At first, we thought a Black Student Union (BSU) would satisfy that, and it didn’t. We did have some successes. We were able to pressure the University of Washington to implement a Black Studies Department, but many people in that organization were more into academics and not as much into action.

So then we started a Student Non-violent Coordinating Committee chapter. But that didn’t end up satisfying us either. Remember, Martin Luther King was assassinated in 1968, and we felt it was a time when we had to do more.

So soon after that, we had an opportunity to go down to Oakland for a BSU conference. But I cut out of the conference and went to go see the Black Panther Party give a memorial service for Little Bobby Hutton, who had just been murdered by the police.

I saw Bobby Seale deliver the most dynamic speech I have ever heard. He had just come from the funeral where he had to bury his comrade. He was very emotional about what happened, and that was the first time I heard anyone speak so directly. This was first time I experienced the brashness of the Black Panthers–and I liked it.

We recognized immediately that this was what we wanted to be a part of. We understood that was what this country needed: an organization like the BPP that was putting theory into practice–that was out in the community doing some very important work.

WHAT WAS some of that work?

WE HAD the Free Breakfast Program, the free medical clinics, free legal aid, food banks and more. In fact, the campaign headquarters that we have now was the site of our free medical clinic back in 1972.

All of the programs that we started–we had some 60 different programs–showed that the people had the ability to control their own destiny. They had the ability to address their own issues by uniting and working together. That is the legacy the Black Panther Party left to the world–the people have the power to make the changes to improve their lives.
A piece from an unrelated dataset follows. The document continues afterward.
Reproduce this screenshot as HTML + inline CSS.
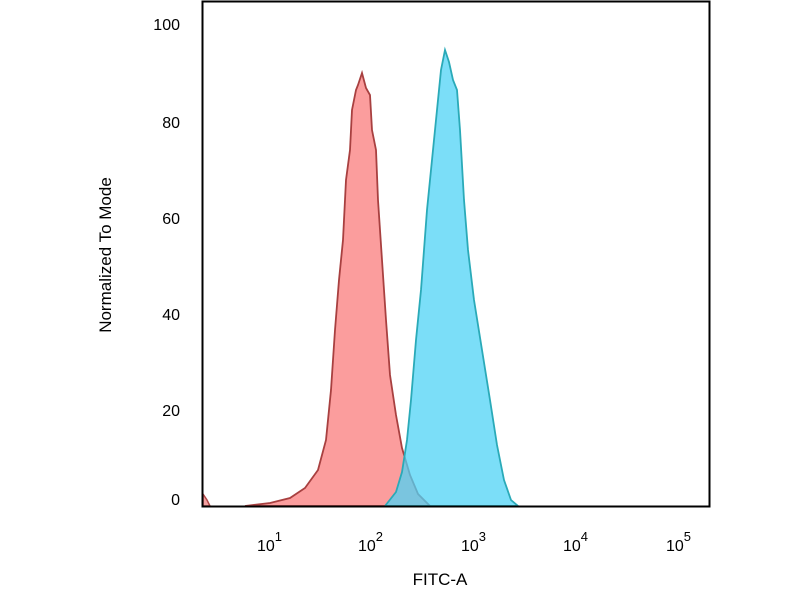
<!DOCTYPE html>
<html><head><style>body{margin:0;background:#fff;}svg{display:block;font-family:"Liberation Sans",sans-serif;}</style></head>
<body>
<svg width="800" height="600" viewBox="0 0 800 600">
<path d="M203,494 L207,500 L210,506 L203,506 Z" fill="#f4a0a0" stroke="#b04848" stroke-width="1.5"/>
<path d="M245,506 L270,503 L290,498 L305,488 L318,470 L326,440 L331,390 L335,330 L339,280 L343,240 L346,180 L350,150 L352,110 L356,90 L358,85 L362,73 L366,88 L370,95 L372,130 L376,150 L378,200 L382,260 L386,320 L390,375 L396,415 L402,448 L410,475 L418,494 L430,506 Z" fill="#fa8c8c" fill-opacity="0.85" stroke="#a84040" stroke-width="1.8"/>
<path d="M385,506 L396,492 L402,472 L407,440 L411,400 L416,340 L421,290 L427,210 L432,160 L437,110 L441,70 L445,50 L449,62 L453,80 L457,90 L460,130 L464,200 L468,250 L474,300 L482,350 L490,400 L497,445 L504,480 L511,500 L518,506 Z" fill="#4fd3f5" fill-opacity="0.75" stroke="#2aaab8" stroke-width="1.8"/>
<rect x="202.5" y="1.5" width="507" height="505" fill="none" stroke="#000" stroke-width="2"/>
<g font-size="16" fill="#000" text-anchor="end">
<text x="180" y="30">100</text><text x="180" y="128">80</text><text x="180" y="224">60</text><text x="180" y="320">40</text><text x="180" y="416">20</text><text x="180" y="505">0</text>
</g>
<g font-size="16" fill="#000">
<text x="257" y="551">10<tspan dy="-10" font-size="13">1</tspan></text>
<text x="358" y="551">10<tspan dy="-10" font-size="13">2</tspan></text>
<text x="461" y="551">10<tspan dy="-10" font-size="13">3</tspan></text>
<text x="563" y="551">10<tspan dy="-10" font-size="13">4</tspan></text>
<text x="666" y="551">10<tspan dy="-10" font-size="13">5</tspan></text>
<text x="440" y="585" text-anchor="middle" font-size="17">FITC-A</text>
<text transform="translate(111,255) rotate(-90)" text-anchor="middle" font-size="17">Normalized To Mode</text>
</g>
</svg>
</body></html>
THE ELECTION is just days away as we speak. What would you say you’ve accomplished with this campaign?

WHETHER WE win or lose on November 7, this campaign has accomplished a lot.

We have given voice to people all over the state who are fed up with the current two-party system that maintains illegal wars, which are sucking out our resources that should be used to strengthen our communities. We brought that message to over a dozen towns across Washington in our "Out of war and into our communities" tour.

We got thousands of people talking about where our money would be better spent. Here in Seattle, for example, they are proposing to close 10 schools in neighborhoods that are predominantly people of color–and the parents have had to file a lawsuit.

Whether we win or lose the election, we have raised issues that would not even have entered the mainstream debate–immediate withdrawal of troops from Iraq, a national health care program for all Americans, a living wage, rebuilding New Orleans.

We exposed the contradictions in the electoral process that claims to be democratic, but is really corrupted by obscene wealth. This point was made for thousands of people last week when they arrested me for trying to participate in the televised Senate debate. It’s hard to even call it a debate when they expressly stated that only millionaires could participate.

Most importantly, we’ve brought together poor and working-000class whites with Latinos, African Americans and Asians to oppose this war and the cost it is having on our communities domestically. This campaign is just the beginning of a new fight for justice.